I have been always open towards Wayland. I've been using the X11 APIs in my small programs and the APIs feel like they have been designed in the 80s (chaotic, unstructured). Anything that comes can be potentially better than X(org), in my opinion.

I wish FreeBSD would do more to implement and fix KMS, if this is really the future. FreeBSD is a good desktop system and it should support graphics very well. If the kernel offers enough, the developers will support the it in their applications. FreeBSD needs to be one step ahead.
 
wblock@ said:
Wayland is not systemd.

Unfortunately, it's gotten to the point where I don't trust Linux developers working on new things for *nix any more than I trust Windows developers working on *nix. (I already saw the video.)
 
nakal said:
I've been using the X11 APIs in my small programs and the APIs feel like they have been designed in the 80s (chaotic, unstructured).
That's probably because it actually was designed in the 80s ;)
 
Apparently, work is underway to support Wayland. According to the wiki there is a port of Wayland, but it is untested because there is nothing yet that can use it.
It seems that the developers are focusing on resolving the dependency on udev first.

https://wiki.freebsd.org/Graphics

I haven't been able to find any other information on the state of Wayland/Weston.
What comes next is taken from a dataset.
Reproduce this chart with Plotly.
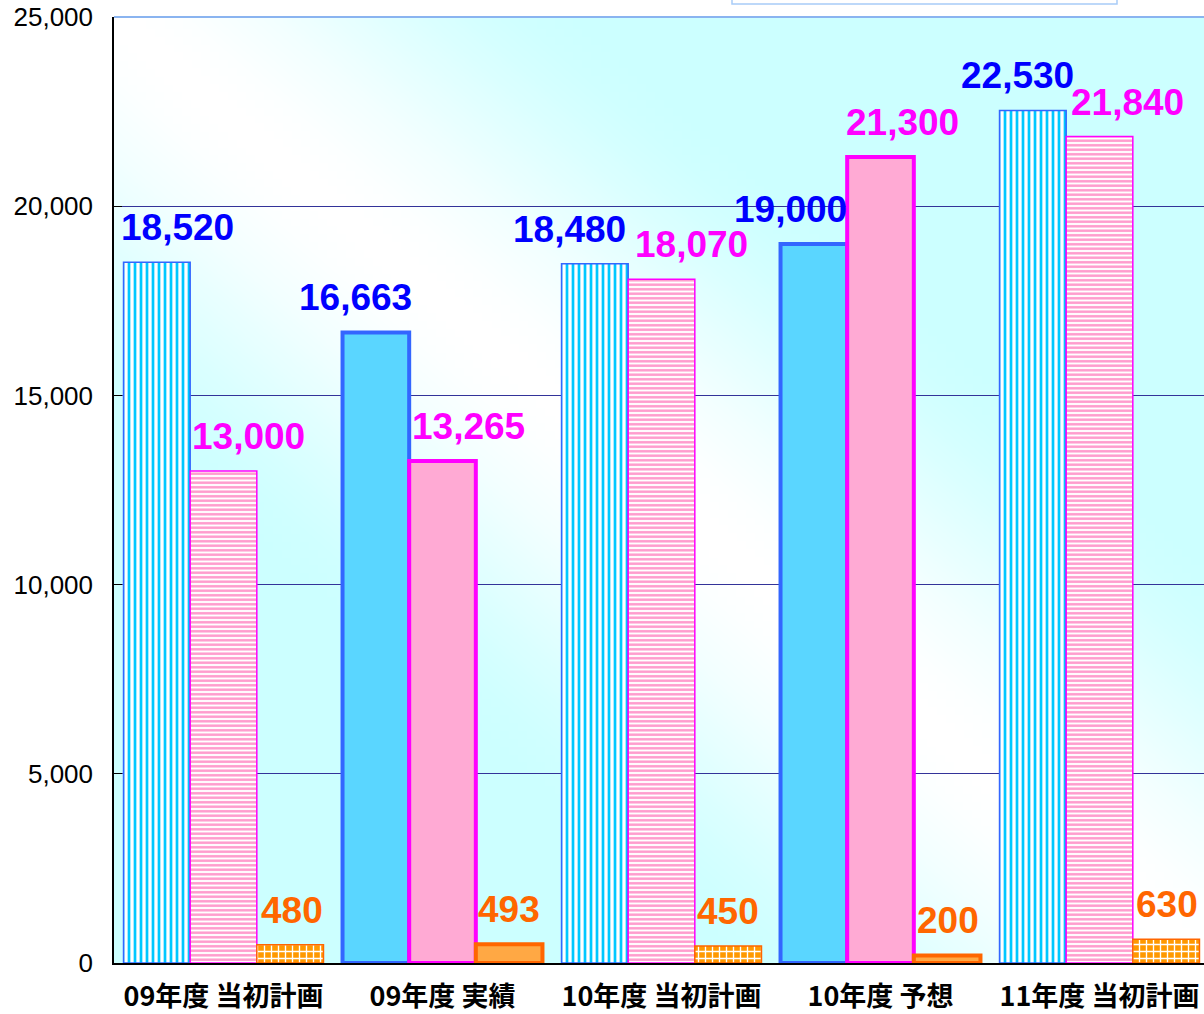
import zlib
import struct
import base64
import plotly.graph_objects as go

# ---------------- data ----------------
categories = ["09年度 当初計画", "09年度 実績", "10年度 当初計画", "10年度 予想", "11年度 当初計画"]
series_a = [18520, 16663, 18480, 19000, 22530]   # blue
series_b = [13000, 13265, 18070, 21300, 21840]   # pink
series_c = [480, 493, 450, 200, 630]             # orange
series_names = ["系列1", "系列2", "系列3"]
y_ticks = [0, 5000, 10000, 15000, 20000, 25000]

# ---------------- styles ----------------
is_plan = ["計画" in c for c in categories]
BARGAP = 0.087
N_SERIES = 3
bar_w = (1 - BARGAP) / N_SERIES

styles = [
    dict(line="#3366ff", solid="#5ad6ff", fg="#00c8ff", bg="#ffffff", shape="|",
         size=6, solidity=0.45, label="#0000ff"),
    dict(line="#ff00ff", solid="#ffaad4", fg="#ff99cc", bg="#ffffff", shape="-",
         size=4.5, solidity=0.55, label="#ff00ff"),
    dict(line="#ff6600", solid="#ffa844", fg="#ffffff", bg="#ff9900", shape="+",
         size=7, solidity=0.35, label="#ff6600"),
]
# horizontal pixel nudges of the value labels (per series, per category)
label_xshift = [
    [21, -20, -25, -23, -15],
    [25, 26, 30, 22, 28],
    [2, 0, 0, 1, 1],
]


def png_data_uri(w, h, fn):
    raw = bytearray()
    for j in range(h):
        raw.append(0)
        for i in range(w):
            raw += bytes(fn(i / (w - 1), j / (h - 1)))

    def chunk(tag, data):
        c = struct.pack(">I", len(data)) + tag + data
        return c + struct.pack(">I", zlib.crc32(tag + data) & 0xFFFFFFFF)

    png = (b"\x89PNG\r\n\x1a\n"
           + chunk(b"IHDR", struct.pack(">IIBBBBB", w, h, 8, 2, 0, 0, 0))
           + chunk(b"IDAT", zlib.compress(bytes(raw), 9))
           + chunk(b"IEND", b""))
    return "data:image/png;base64," + base64.b64encode(png).decode()


def bg_pixel(u, v):
    t = min(1.0, abs(u - v) / 0.45)
    t = t * t * (3 - 2 * t)
    c0 = (255, 255, 255)
    c1 = (204, 255, 255)
    return tuple(int(round(a + (b - a) * t)) for a, b in zip(c0, c1))


fig = go.Figure()
all_series = [series_a, series_b, series_c]
for k, (vals, st) in enumerate(zip(all_series, styles)):
    plan_x = [c for c, p in zip(categories, is_plan) if p]
    plan_y = [v for v, p in zip(vals, is_plan) if p]
    act_x = [c for c, p in zip(categories, is_plan) if not p]
    act_y = [v for v, p in zip(vals, is_plan) if not p]
    # planned values: patterned bars
    fig.add_trace(go.Bar(
        x=plan_x, y=plan_y, name=series_names[k], offsetgroup=str(k),
        marker=dict(
            color=st["bg"],
            line=dict(color=st["line"], width=1.5),
            pattern=dict(shape=st["shape"], fgcolor=st["fg"], bgcolor=st["bg"],
                         size=st["size"], solidity=st["solidity"],
                         fillmode="replace", fgopacity=1),
        ),
        showlegend=False, hoverinfo="skip",
    ))
    # actual / forecast values: solid bars with thick borders
    fig.add_trace(go.Bar(
        x=act_x, y=act_y, name=series_names[k], offsetgroup=str(k),
        marker=dict(color=st["solid"], line=dict(color=st["line"], width=4)),
        showlegend=False, hoverinfo="skip",
    ))

# value labels
annotations = []
for k, (vals, st) in enumerate(zip(all_series, styles)):
    offset = (k - (N_SERIES - 1) / 2) * bar_w
    for i, v in enumerate(vals):
        annotations.append(dict(
            x=i + offset, y=v, xref="x", yref="y",
            text=f"{v:,}", showarrow=False,
            xanchor="center", yanchor="bottom",
            xshift=label_xshift[k][i], yshift=12,
            font=dict(family="Liberation Sans, Arial, sans-serif", size=37,
                      color=st["label"], weight="bold"),
        ))

plot_left, plot_right = 114, 1204
cat_px = 219
x_max = -0.5 + (plot_right - plot_left) / cat_px

fig.update_layout(
    width=1204, height=1014,
    margin=dict(l=114, r=0, t=17, b=51, pad=0, autoexpand=False),
    paper_bgcolor="white",
    plot_bgcolor="rgba(0,0,0,0)",
    barmode="group",
    bargap=BARGAP,
    bargroupgap=0,
    showlegend=False,
    annotations=annotations,
    images=[dict(
        source=png_data_uri(120, 120, bg_pixel),
        xref="paper", yref="paper", x=0, y=1, sizex=1, sizey=1,
        xanchor="left", yanchor="top", sizing="stretch", layer="below",
    )],
    shapes=[
        dict(type="line", xref="paper", yref="paper", x0=0, x1=1, y0=1, y1=1,
             line=dict(color="#8ab4f0", width=2), layer="above"),
        dict(type="rect", xref="paper", yref="paper",
             x0=(732 - plot_left) / (plot_right - plot_left),
             x1=(1117 - plot_left) / (plot_right - plot_left),
             y0=1 + 13 / 946, y1=1.2,
             fillcolor="white", line=dict(color="#a8ccf8", width=1.5)),
    ],
    xaxis=dict(
        type="category",
        categoryorder="array", categoryarray=categories,
        range=[-0.5, x_max],
        automargin=False,
        showline=True, linecolor="black", linewidth=2,
        ticks="", showgrid=False,
        tickfont=dict(family="Noto Sans CJK JP", size=27, color="black", weight="bold"),
        ticklabelstandoff=9,
    ),
    yaxis=dict(
        range=[0, 25000],
        automargin=False,
        tickvals=y_ticks,
        tickformat=",d",
        showgrid=True, gridcolor="#333399", gridwidth=1,
        showline=True, linecolor="black", linewidth=1.5,
        ticks="inside", ticklen=8, tickcolor="black",
        zeroline=False,
        tickfont=dict(family="Liberation Sans, Arial, sans-serif", size=26, color="black"),
        ticklabelstandoff=14,
    ),
)

fig.write_html("out.html", config={"displayModeBar": False},
               post_script="document.body.style.margin='0px';")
I do hope we can get Wayland to work on FreeBSD because otherwise we're stuck with X (unless Apple decides to open-source their graphics stack, something I find highly unlikely).
 
If you want to open up the possibility of an Xorg alternative designed for *nix-like systems, KMS and GL will go a long way. Right now, the absolute best option for graphics acceleration are nVidia binary drivers. And those are heavily bound to X. You pretty much need them to support this.

Give developers the ability to launch a program on a terminal that switches to the native panel resolution, give them an OpenGL context to render with, and you can start to see people actually trying to make something interesting. If they then succeeded in creating GTK+ and Qt backends, things might even start to become remotely viable.

Yet as it stands, the effort to create a new display server (that isn't 1024x768 VESA) is about as daunting as creating a new operating system, and that is completely ridiculous.
 
Can anyone explain or provide a like explaining what Wayland is/does and what X does? Especially from an API/flowchart perspective. I'm sure it's more complicated than what I think. How is Wayland any different than console SDL? With graphics being moved to the kernel with KMS It seems to me Wayland would be little more than just a graphics and input sharing/cooperative API. If that's the case then it's simple and should be functional already. A little harder is rewriting all the toolkits but it's not quite that hard. Then implement an xserver display driver for the new API. Why is it harder than this?